Steven Spielberg from Jaws to paws - Brief Article

Interview, Oct, 1999

We caught up with the director Steven Spielberg the week he was leaving Los Angeles to shoot the last big scene in his new film CLOSE ENCOUNTERS OF THE THIRD KIND.

INTERVIEW: Should you let your dog in?

STEVEN SPIELBERG: He's an outdoor dog. He's really a very spoiled cocker spaniel. . . . Elmer, no. No! Go 'way. I don't want him to jump up on you.

We were a little dismayed that you were at the new house, because you are Mr. Nice Guy, and we don't have any dish on you, so we wanted to snoop around your place, check out what's on the walls and your record collection.

I'll tell you what's in my record collection. Topping the list of records I have, about 760 (it changes every week) are soundtrack recordings.

Stock soundtracks?

Three-quarters of the records are stock, and the rest are collector's items. The score that I want more than anything else - and I will trade an original Touch of Evil, one Horse Soldiers, one King of Kings, and any early Tiomkin for it - is The Searchers.

I should have gotten To Kill a Mockingbird. That's the most beautiful.

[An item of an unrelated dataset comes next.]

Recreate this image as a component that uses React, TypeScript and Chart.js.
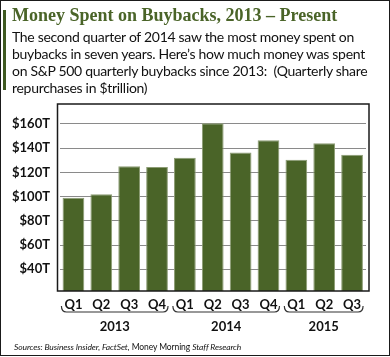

Oh, I have that! It's funny - I just got that today, because my secretary knows Elmer Bernstein, and she just came over this morning with a copy of To Kill a Mockingbird. Pretty, isn't it? You know another very pretty thing is Jerry Goldsmith's A Patch of Blue. Max Steiner was probably the best composer for film ever to have lived. The one classical composer who was born to score movies and never did was Bartok.

Well, they weren't around.

He was around. Bartok's Music for Strings, Percussion and Celesta was commissioned in 1936. See, Korngold could also have become a Bartok or a Sibelius, but he went to movies, and he brought a lot of classical music to film. Just like Prokofiev, who scored a number of Russian movies. Eisenstein used Prokofiev.

I really liked the Jaws music, sort of that "Down to the Sea in Ships" type of thing. Well, John [Williams] and I sat together and listened to a lot of Vaughn Williams and Stravinsky, and then he went off and composed on the piano. John called me over to his house very excited. He sat at the piano and said, "Here's the theme from Jaws." He began playing this very primordial repetition on the lower notes. I thought he was fooling around. I mean "da da Dah da Dah da." I began to laugh, and John said, "Oh, no, this is serious. I mean it. This is Jaws."

We were talking yesterday about how schizophrenic being a director must be. In a way you have to exercise so much control and then you have to give it up at the same time.

Yeah. What you really have to do is . . . you have to become everybody in order to understand where everybody's head is at. At some time in your life you had to have had experience in that area so at least when somebody comes crying to you that the clothes don't fit, you can understand "inseam." I get so wound up in the film that I become selfless to the point where I lose too much weight. All of my regular routine habits go out the window. I don't get enough sleep at night, and basically I become moody and introspective and not the nicest person to be around, and quite possibly entirely celibate for the period of principal photography. In a way you're fucking your movie, and there's very little room for friends, for family, for anything else.

Plus, being only twenty-nine years old you really have the burden of so much responsibility.

The age doesn't really matter to me as it seems to matter to other people. A lot of people think that youth or age is the total sum of your knowledge about anything, and it's absolutely untrue. I think I might have even known more five years ago than I do now.

Are those your happiest moments, when you're losing weight, and . . .?

No, my happiest moments are when I'm putting the picture together in post-production and things are working as rye planned. There are two great rewards that I heap upon myself when I'm directing. The first is when I first get the idea months before and I start shooting, and I jump up and down and I drink my Dr Pepper and I go out and celebrate. And the second nicest moment is when I'm in the editing room and I cut that concept together and it works. The best-laid plans actually paid off. That's the second celebration. In between, the making of the movie is just pure warm shit. I was lucky on Jaws and Close Encounters. . . . I worked with people I liked. But the making of the movie and the routine of making the movie is a lot like being in a Spanish prison for five years on a marijuana breakdown, you know?

It's the circles of hell. It's Dante.

[Francois] Truffaut says the best thing about making a movie, and I can't quote him exactly, but at one point Truffaut said that making a movie is like a stagecoach ride through the Old West: At first you wish for a pleasant trip, and after a while you just hope you reach your destination.

What did you make in that big hangar down in Mobile?

I can't talk too much about the hangars and all the secrets of Close Encounters. I can just say that it's a movie about the UFO phenomenon worldwide. And it just answers some questions I think a lot of people have been asking, if you believe the Gallup poll, about, you know, what that thing is at night when you look up into the sky when you're on a camping trip.